## The exercise:
From the first line of the data below through the line holding "const axisMin = 0.2, axisMax = 5;", output each line exactly and leave the pictures out.

## Information provided:
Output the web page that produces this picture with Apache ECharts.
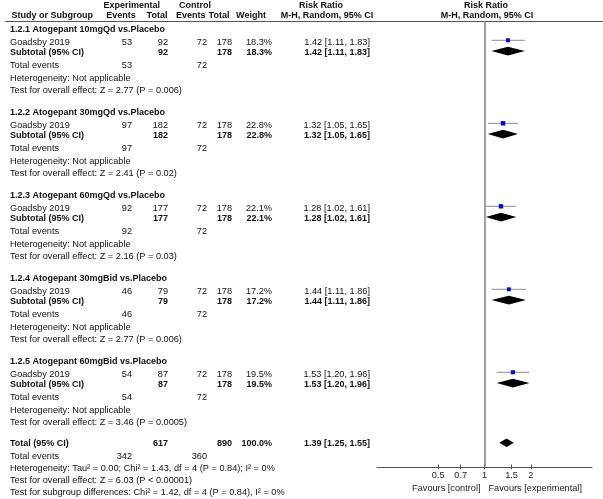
<!DOCTYPE html>
<html><head><meta charset="utf-8">
<script src="https://cdn.jsdelivr.net/npm/echarts@6/dist/echarts.min.js"></script>
<style>html,body{margin:0;padding:0;background:#fff}#c{width:603px;height:499px}</style>
</head><body><div id="c"></div>
<script>
// ---------------- data ----------------
const groupTitles = [
  '1.2.1 Atogepant 10mgQd vs.Placebo',
  '1.2.2 Atogepant 30mgQd vs.Placebo',
  '1.2.3 Atogepant 60mgQd vs.Placebo',
  '1.2.4 Atogepant 30mgBid vs.Placebo',
  '1.2.5 Atogepant 60mgBid vs.Placebo'
];
const studyNames = ['Goadsby 2019','Goadsby 2019','Goadsby 2019','Goadsby 2019','Goadsby 2019'];
const expEvents = [53, 97, 92, 46, 54];
const expTotal  = [92, 182, 177, 79, 87];
const ctlEvents = [72, 72, 72, 72, 72];
const ctlTotal  = [178, 178, 178, 178, 178];
const weights   = [18.3, 22.8, 22.1, 17.2, 19.5];
const rr        = [1.42, 1.32, 1.28, 1.44, 1.53];
const rrLo      = [1.11, 1.05, 1.02, 1.11, 1.20];
const rrHi      = [1.83, 1.65, 1.61, 1.86, 1.96];
const overallEffect = [
  'Test for overall effect: Z = 2.77 (P = 0.006)',
  'Test for overall effect: Z = 2.41 (P = 0.02)',
  'Test for overall effect: Z = 2.16 (P = 0.03)',
  'Test for overall effect: Z = 2.77 (P = 0.006)',
  'Test for overall effect: Z = 3.46 (P = 0.0005)'
];
const totalExpN = 617, totalCtlN = 890, totalWeight = 100.0;
const totalExpEv = 342, totalCtlEv = 360;
const totalRR = 1.39, totalLo = 1.25, totalHi = 1.55;
const totalHet = 'Heterogeneity: Tau\u00b2 = 0.00; Chi\u00b2 = 1.43, df = 4 (P = 0.84); I\u00b2 = 0%';
const totalEffect = 'Test for overall effect: Z = 6.03 (P < 0.00001)';
const subgroupTest = 'Test for subgroup differences: Chi\u00b2 = 1.42, df = 4 (P = 0.84), I\u00b2 = 0%';
const tickValues = [0.5, 0.7, 1, 1.5, 2];
const axisMin = 0.2, axisMax = 5;

// ---------------- layout ----------------
const W = 603, H = 499;
const COL = {label:10, expEv:132, expTot:168, ctlEv:207, ctlTot:232, wt:272, rr:370};
const HDR1 = 5.5, HDR2 = 16, RULE = 21, AXIS_Y = 467;
const groupTop = g => 30 + 83 * g;
const TOT = 443.5;
const FONT = '"Liberation Sans", Arial, sans-serif';
const FS = 9.2, FSB = 9.0;

const texts = [];
function T(x, y, s, a, b) { texts.push({x, y, s: String(s), a: a || 'left', b: !!b}); }
const f2 = v => v.toFixed(2);
const ci = (e, l, h) => f2(e) + ' [' + f2(l) + ', ' + f2(h) + ']';

// header
T(131.7, HDR1, 'Experimental', 'center', true);
T(195, HDR1, 'Control', 'center', true);
T(321, HDR1, 'Risk Ratio', 'center', true);
T(486, HDR1, 'Risk Ratio', 'center', true);
T(11.5, HDR2, 'Study or Subgroup', 'left', true);
T(121, HDR2, 'Events', 'center', true);
T(157, HDR2, 'Total', 'center', true);
T(190.7, HDR2, 'Events', 'center', true);
T(219, HDR2, 'Total', 'center', true);
T(251, HDR2, 'Weight', 'center', true);
T(327, HDR2, 'M-H, Random, 95% CI', 'center', true);
T(487, HDR2, 'M-H, Random, 95% CI', 'center', true);

const studyY = [], subY = [];
groupTitles.forEach((g, i) => {
  const h = groupTop(i);
  T(COL.label, h, g, 'left', true);
  const ys = h + 12.2, yb = h + 22.6;
  studyY.push(h + 10.3); subY.push(h + 21.1);
  T(COL.label, ys, studyNames[i]);
  T(COL.expEv, ys, expEvents[i], 'right');
  T(COL.expTot, ys, expTotal[i], 'right');
  T(COL.ctlEv, ys, ctlEvents[i], 'right');
  T(COL.ctlTot, ys, ctlTotal[i], 'right');
  T(COL.wt, ys, weights[i].toFixed(1) + '%', 'right');
  T(COL.rr, ys, ci(rr[i], rrLo[i], rrHi[i]), 'right');
  T(COL.label, yb, 'Subtotal (95% CI)', 'left', true);
  T(COL.expTot, yb, expTotal[i], 'right', true);
  T(COL.ctlTot, yb, ctlTotal[i], 'right', true);
  T(COL.wt, yb, weights[i].toFixed(1) + '%', 'right', true);
  T(COL.rr, yb, ci(rr[i], rrLo[i], rrHi[i]), 'right', true);
  T(COL.label, h + 35.8, 'Total events');
  T(COL.expEv, h + 35.8, expEvents[i], 'right');
  T(COL.ctlEv, h + 35.8, ctlEvents[i], 'right');
  T(COL.label, h + 48, 'Heterogeneity: Not applicable');
  T(COL.label, h + 60, overallEffect[i]);
});
T(COL.label, TOT, 'Total (95% CI)', 'left', true);
T(COL.expTot, TOT, totalExpN, 'right', true);
T(COL.ctlTot, TOT, totalCtlN, 'right', true);
T(COL.wt, TOT, totalWeight.toFixed(1) + '%', 'right', true);
T(COL.rr, TOT, ci(totalRR, totalLo, totalHi), 'right', true);
T(COL.label, TOT + 12.5, 'Total events');
T(COL.expEv, TOT + 12.5, totalExpEv, 'right');
T(COL.ctlEv, TOT + 12.5, totalCtlEv, 'right');
T(COL.label, TOT + 24.5, totalHet);
T(COL.label, TOT + 36.5, totalEffect);
T(COL.label, TOT + 48.5, subgroupTest);

// ---------------- chart ----------------
const chart = echarts.init(document.getElementById('c'), null, {renderer: 'canvas'});
const lnMin = Math.log(axisMin), lnMax = Math.log(axisMax);
const tickLn = tickValues.map(Math.log);
const fmtTick = v => String(parseFloat(Math.exp(v).toFixed(2)));

const textSeries = {
  type: 'custom', xAxisIndex: 0, yAxisIndex: 0, clip: false, silent: true,
  data: texts.map(t => [t.x, t.y]),
  renderItem: (params, api) => {
    const t = texts[params.dataIndex];
    const p = api.coord([api.value(0), api.value(1)]);
    return {type: 'text', x: p[0], y: p[1], style: {
      text: t.s, fill: '#111', fontSize: t.b ? FSB : FS, fontWeight: t.b ? 'bold' : 'normal',
      fontFamily: FONT, align: t.a, verticalAlign: 'middle'}};
  }
};
const ruleSeries = {
  type: 'custom', xAxisIndex: 0, yAxisIndex: 0, clip: false, silent: true,
  data: [[5, RULE, W, RULE]],
  renderItem: (params, api) => {
    const a = api.coord([api.value(0), api.value(1)]);
    const b = api.coord([api.value(2), api.value(3)]);
    return {type: 'line', shape: {x1: a[0], y1: a[1] + 0.5, x2: b[0], y2: b[1] + 0.5},
      style: {stroke: '#555', lineWidth: 1}};
  }
};
const studySeries = {
  type: 'custom', xAxisIndex: 1, yAxisIndex: 1, clip: false, silent: true,
  data: rr.map((v, i) => [Math.log(v), Math.log(rrLo[i]), Math.log(rrHi[i]), studyY[i], weights[i]]),
  encode: {x: [0, 1, 2], y: 3},
  renderItem: (params, api) => {
    const y = api.value(3);
    const c = api.coord([api.value(0), y]);
    const l = api.coord([api.value(1), y]);
    const h = api.coord([api.value(2), y]);
    const s = 2.2 + api.value(4) / 10;
    return {type: 'group', children: [
      {type: 'line', shape: {x1: l[0], y1: c[1], x2: h[0], y2: c[1]}, style: {stroke: '#8c8c8c', lineWidth: 1}},
      {type: 'rect', shape: {x: c[0] - s / 2, y: c[1] - s / 2, width: s, height: s}, style: {fill: '#0a0ad2'}}
    ]};
  },
  markLine: {
    silent: true, symbol: 'none', label: {show: false},
    lineStyle: {color: '#8a8a8a', width: 1.6, type: 'solid'},
    data: [{xAxis: 0}]
  }
};
const diamondData = rr.map((v, i) => [Math.log(v), Math.log(rrLo[i]), Math.log(rrHi[i]), subY[i]]);
diamondData.push([Math.log(totalRR), Math.log(totalLo), Math.log(totalHi), TOT - 0.8]);
const diamondSeries = {
  type: 'custom', xAxisIndex: 1, yAxisIndex: 1, clip: false, silent: true,
  data: diamondData, encode: {x: [0, 1, 2], y: 3},
  renderItem: (params, api) => {
    const y = api.value(3);
    const c = api.coord([api.value(0), y]);
    const l = api.coord([api.value(1), y]);
    const h = api.coord([api.value(2), y]);
    const hh = 4.3;
    return {type: 'polygon', shape: {points: [[l[0], c[1]], [c[0], c[1] - hh], [h[0], c[1]], [c[0], c[1] + hh]]},
      style: {fill: '#000'}};
  }
};
const favoursSeries = {
  type: 'custom', xAxisIndex: 1, yAxisIndex: 1, clip: false, silent: true,
  data: [[0, 488]],
  renderItem: (params, api) => {
    const p = api.coord([api.value(0), api.value(1)]);
    const st = (txt, al, dx) => ({type: 'text', x: p[0] + dx, y: p[1], style: {
      text: txt, fill: '#222', fontSize: FS, fontFamily: FONT, align: al, verticalAlign: 'middle'}});
    return {type: 'group', children: [st('Favours [control]', 'right', -4), st('Favours [experimental]', 'left', 4)]};
  }
};

chart.setOption({
  animation: false,
  backgroundColor: '#fff',
  grid: [
    {left: 0, right: 0, top: 0, bottom: 0},
    {left: 377, right: W - 592, top: RULE, bottom: H - AXIS_Y}
  ],
  xAxis: [
    {type: 'value', gridIndex: 0, min: 0, max: W, show: false},
    {type: 'value', gridIndex: 1, min: lnMin, max: lnMax, position: 'bottom',
      axisLine: {show: true, onZero: false, lineStyle: {color: '#555', width: 1}},
      axisTick: {show: true, length: 2.5, customValues: tickLn, lineStyle: {color: '#555'}},
      axisLabel: {show: true, customValues: tickLn, formatter: fmtTick, margin: 4,
        color: '#222', fontSize: FS, fontFamily: FONT},
      splitLine: {show: false}},
    {type: 'value', gridIndex: 1, min: lnMin, max: lnMax, position: 'bottom',
      axisLine: {show: false, onZero: false},
      axisTick: {show: true, inside: true, length: 2.5, customValues: tickLn, lineStyle: {color: '#555'}},
      axisLabel: {show: false}, splitLine: {show: false}}
  ],
  yAxis: [
    {type: 'value', gridIndex: 0, min: 0, max: H, inverse: true, show: false},
    {type: 'value', gridIndex: 1, min: RULE, max: AXIS_Y, inverse: true, show: false}
  ],
  series: [ruleSeries, textSeries, studySeries, diamondSeries, favoursSeries]
});
</script>
</body></html>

## Problem solution:
Output the web page that produces this picture with Apache ECharts.
<!DOCTYPE html>
<html><head><meta charset="utf-8">
<script src="https://cdn.jsdelivr.net/npm/echarts@6/dist/echarts.min.js"></script>
<style>html,body{margin:0;padding:0;background:#fff}#c{width:603px;height:499px}</style>
</head><body><div id="c"></div>
<script>
// ---------------- data ----------------
const groupTitles = [
  '1.2.1 Atogepant 10mgQd vs.Placebo',
  '1.2.2 Atogepant 30mgQd vs.Placebo',
  '1.2.3 Atogepant 60mgQd vs.Placebo',
  '1.2.4 Atogepant 30mgBid vs.Placebo',
  '1.2.5 Atogepant 60mgBid vs.Placebo'
];
const studyNames = ['Goadsby 2019','Goadsby 2019','Goadsby 2019','Goadsby 2019','Goadsby 2019'];
const expEvents = [53, 97, 92, 46, 54];
const expTotal  = [92, 182, 177, 79, 87];
const ctlEvents = [72, 72, 72, 72, 72];
const ctlTotal  = [178, 178, 178, 178, 178];
const weights   = [18.3, 22.8, 22.1, 17.2, 19.5];
const rr        = [1.42, 1.32, 1.28, 1.44, 1.53];
const rrLo      = [1.11, 1.05, 1.02, 1.11, 1.20];
const rrHi      = [1.83, 1.65, 1.61, 1.86, 1.96];
const overallEffect = [
  'Test for overall effect: Z = 2.77 (P = 0.006)',
  'Test for overall effect: Z = 2.41 (P = 0.02)',
  'Test for overall effect: Z = 2.16 (P = 0.03)',
  'Test for overall effect: Z = 2.77 (P = 0.006)',
  'Test for overall effect: Z = 3.46 (P = 0.0005)'
];
const totalExpN = 617, totalCtlN = 890, totalWeight = 100.0;
const totalExpEv = 342, totalCtlEv = 360;
const totalRR = 1.39, totalLo = 1.25, totalHi = 1.55;
const totalHet = 'Heterogeneity: Tau\u00b2 = 0.00; Chi\u00b2 = 1.43, df = 4 (P = 0.84); I\u00b2 = 0%';
const totalEffect = 'Test for overall effect: Z = 6.03 (P < 0.00001)';
const subgroupTest = 'Test for subgroup differences: Chi\u00b2 = 1.42, df = 4 (P = 0.84), I\u00b2 = 0%';
const tickValues = [0.5, 0.7, 1, 1.5, 2];
const axisMin = 0.2, axisMax = 5;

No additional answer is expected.